- Tsüngiki Location in Nagaland, India Tsüngiki Tsüngiki (India)
- Coordinates: 26°6′15.75″N 94°20′12.05″E﻿ / ﻿26.1043750°N 94.3366806°E
- Country: India
- State: Nagaland
- Elevation: 1,305 m (4,281 ft)

Population (2011)
- • Total: 3,320

Languages
- • Dialect: Lotha
- Time zone: UTC+5:30 (IST)
- PIN: 797111
- Vehicle registration: NL-05

= Tsüngiki =

Tsüngiki, which means Abode of Cloud, is a Lotha Naga village located in Chukitong Circle of Wokha District, Nagaland with a total of 556 families residing.

==People==
The Tsüngiki village has population of 3320 (1667 males and 1653 females), as per Population Census 2011. They speak the Lotha language. The people from Tsüngiki village are Christian. The village celebrated its 100 Years of Christianity in January 2018.
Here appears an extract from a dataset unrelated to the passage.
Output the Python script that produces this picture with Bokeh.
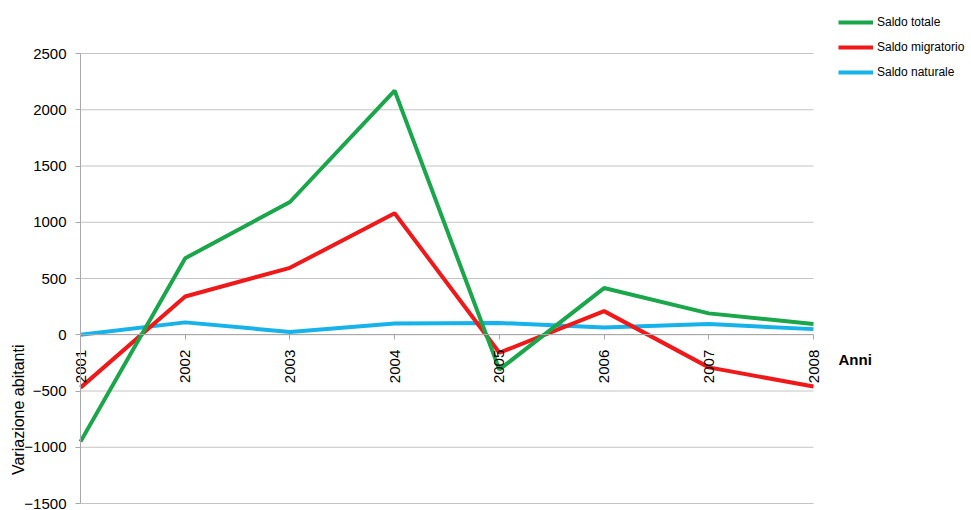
import math
from bokeh.plotting import figure
from bokeh.models import Range1d, FixedTicker, Legend, LegendItem, Label
from bokeh.embed import file_html
from bokeh.resources import INLINE

years = [2001, 2002, 2003, 2004, 2005, 2006, 2007, 2008]
saldo_totale = [-950, 680, 1180, 2170, -310, 415, 190, 95]
saldo_migratorio = [-470, 340, 595, 1080, -160, 210, -290, -460]
saldo_naturale = [0, 110, 25, 100, 105, 65, 95, 50]
y_ticks = [-1500, -1000, -500, 0, 500, 1000, 1500, 2000, 2500]
series_names = ["Saldo totale", "Saldo migratorio", "Saldo naturale"]
colors = ["#1aa64a", "#f01818", "#16b2ea"]

FONT = "Liberation Sans"
W, H = 971, 510
# plot area (pixels) in which the data span years[0]..years[-1] and y_ticks[0]..y_ticks[-1]
PL, PR, PT, PB = 80, 813, 53, 503

xs = (years[-1] - years[0]) / (PR - PL)
ys = (y_ticks[-1] - y_ticks[0]) / (PB - PT)
x_range = Range1d(years[0] - PL * xs, years[-1] + (W - PR) * xs)
y_range = Range1d(y_ticks[0] - (H - PB) * ys, y_ticks[-1] + PT * ys)

p = figure(width=W, height=H, x_range=x_range, y_range=y_range,
           output_backend="svg", toolbar_location=None, min_border=0)
p.outline_line_color = None
p.background_fill_color = "white"
p.border_fill_color = "white"
p.xgrid.visible = False
p.ygrid.visible = False

# horizontal gridlines across the plot area
p.segment(x0=years[0], x1=years[-1], y0=y_ticks, y1=y_ticks, line_color="#c4c4c4", line_width=1)

# y axis at the first year
p.yaxis.fixed_location = years[0]
p.yaxis.bounds = (y_ticks[0], y_ticks[-1])
p.yaxis.ticker = FixedTicker(ticks=y_ticks)
p.yaxis.axis_line_color = "#a8a8a8"
p.yaxis.major_tick_line_color = "#a8a8a8"
p.yaxis.major_tick_in = 0
p.yaxis.major_tick_out = 5
p.yaxis.minor_tick_line_color = None
p.yaxis.major_label_text_font = FONT
p.yaxis.major_label_text_font_size = "15px"
p.yaxis.major_label_text_color = "black"
p.yaxis.major_label_standoff = 9

# x axis at y = 0
p.xaxis.fixed_location = 0
p.xaxis.bounds = (years[0], years[-1])
p.xaxis.ticker = FixedTicker(ticks=years)
p.xaxis.axis_line_color = "#a8a8a8"
p.xaxis.major_tick_line_color = "#a8a8a8"
p.xaxis.major_tick_in = 0
p.xaxis.major_tick_out = 5
p.xaxis.minor_tick_line_color = None
p.xaxis.major_label_orientation = math.pi / 2
p.xaxis.major_label_text_font = FONT
p.xaxis.major_label_text_font_size = "15px"
p.xaxis.major_label_text_color = "black"
p.xaxis.major_label_standoff = 10

r_nat = p.line(years, saldo_naturale, line_color=colors[2], line_width=4)
r_mig = p.line(years, saldo_migratorio, line_color=colors[1], line_width=4)
r_tot = p.line(years, saldo_totale, line_color=colors[0], line_width=4)

legend = Legend(items=[LegendItem(label=series_names[0], renderers=[r_tot]),
                       LegendItem(label=series_names[1], renderers=[r_mig]),
                       LegendItem(label=series_names[2], renderers=[r_nat])],
                location=(838, 431))
legend.border_line_alpha = 0
legend.background_fill_alpha = 0
legend.padding = 0
legend.margin = 0
legend.spacing = 11
legend.glyph_width = 35
legend.glyph_height = 14
legend.label_height = 14
legend.label_standoff = 4
legend.label_text_font = FONT
legend.label_text_font_size = "12px"
legend.label_text_color = "black"
p.add_layout(legend)

title = Label(x=years[0], y=-667, x_offset=-62, text="Variazione abitanti", angle=math.pi / 2,
              text_align="center", text_baseline="middle", text_font=FONT,
              text_font_size="16px", text_color="black")
p.add_layout(title)

anni = Label(x=years[-1], y=0, x_offset=25, y_offset=-25, text="Anni", text_align="left",
             text_baseline="middle", text_font=FONT, text_font_size="15px",
             text_font_style="bold", text_color="black")
p.add_layout(anni)

open("out.html", "w").write(file_html(p, INLINE))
==Distance from Nearby Towns==
Wokha is nearest town to Tsüngiki which is approximately 18km away. The surrounding nearby villages and its distance from Tsüngiki are Mungya 2.5km, Koio 3.4km, Seluku 3.8km, Chukitong 4.2km, Yimkha 4.6km, Longla 6.2km, Nungying 6.3km, Yanthamo 6.4km.

==Crops and its Benefits==
Tsüngiki Village has fertile soil suiting many crops. Some of the cash crops are groundnut and sugarcane. The Way side Market On NH-02(old NH-61)helps in sustaining and maintaining the economic growth of the villagers.

==Place of Interest==
Dongti is a place a hill where a viewing tower has been constructed where one can view neighboring villages, towns, mountains and the Doyang River. Also one can come and witness traditional fishing (using tree roots) which is jointly held between Tsüngiki Village and the neighboring villages of Sümi Naga at Doyang River.